Nobody took her path, and Grannys Kitchen didn’t get rank. She erased a half-length early deficit without working and took control.

“I let her go, I didn’t send her, she just took herself,” Castellano said. “She did it easy in a good way. I didn’t want to struggle with her and I didn’t want to send her either. Just go with the flow with her. The way she did it was very nice.”

Grannys Connection cost $57,000 as a 2-year-old at the Ocala Breeders’ Sales Co.’s March 2-year-old sale in 2021 but didn’t make her debut until December 2022. Second there, she started the four-race winning streak in her next start and continues to improve.

Morley will continue to fret, however, and credited his staff (especially exercise rider Niko Ordonez Vilchis) with the filly’s development.

“Feet, little niggly things, you’ve just got to watch them with her and you can’t train her hard because she’s so fast,” he said. “Niko rides her every single day and does such a good job on her. He does owe me like $300 though because every time I tell him I want her to go in :50 (for a half-mile) or it will cost him, she goes faster. She never works in :50.”

Grannys Connection is the first foal out of winning Old Fashioned Granny’s Drink, who is out of the multiple stakes winner and $177,730-earner Cintarosa.
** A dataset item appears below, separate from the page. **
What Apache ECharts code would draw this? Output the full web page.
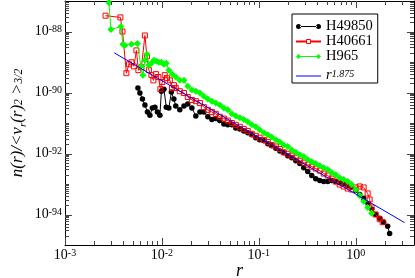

Granny’s Drink is also the dam of Dixie Lullaby, an unraced Kentucky-bred 3-year-old full sister to Grannys Connection who sold for $42,000 at the 2021. Keeneland January horses of all ages sale.

Granny’s Drink, who sold in foal to Connect for $25,000 at the 2021 Keeneland January sale, is also the dam of a yearling colt by Vekoma and a weanling filly by Blame born Feb. 18.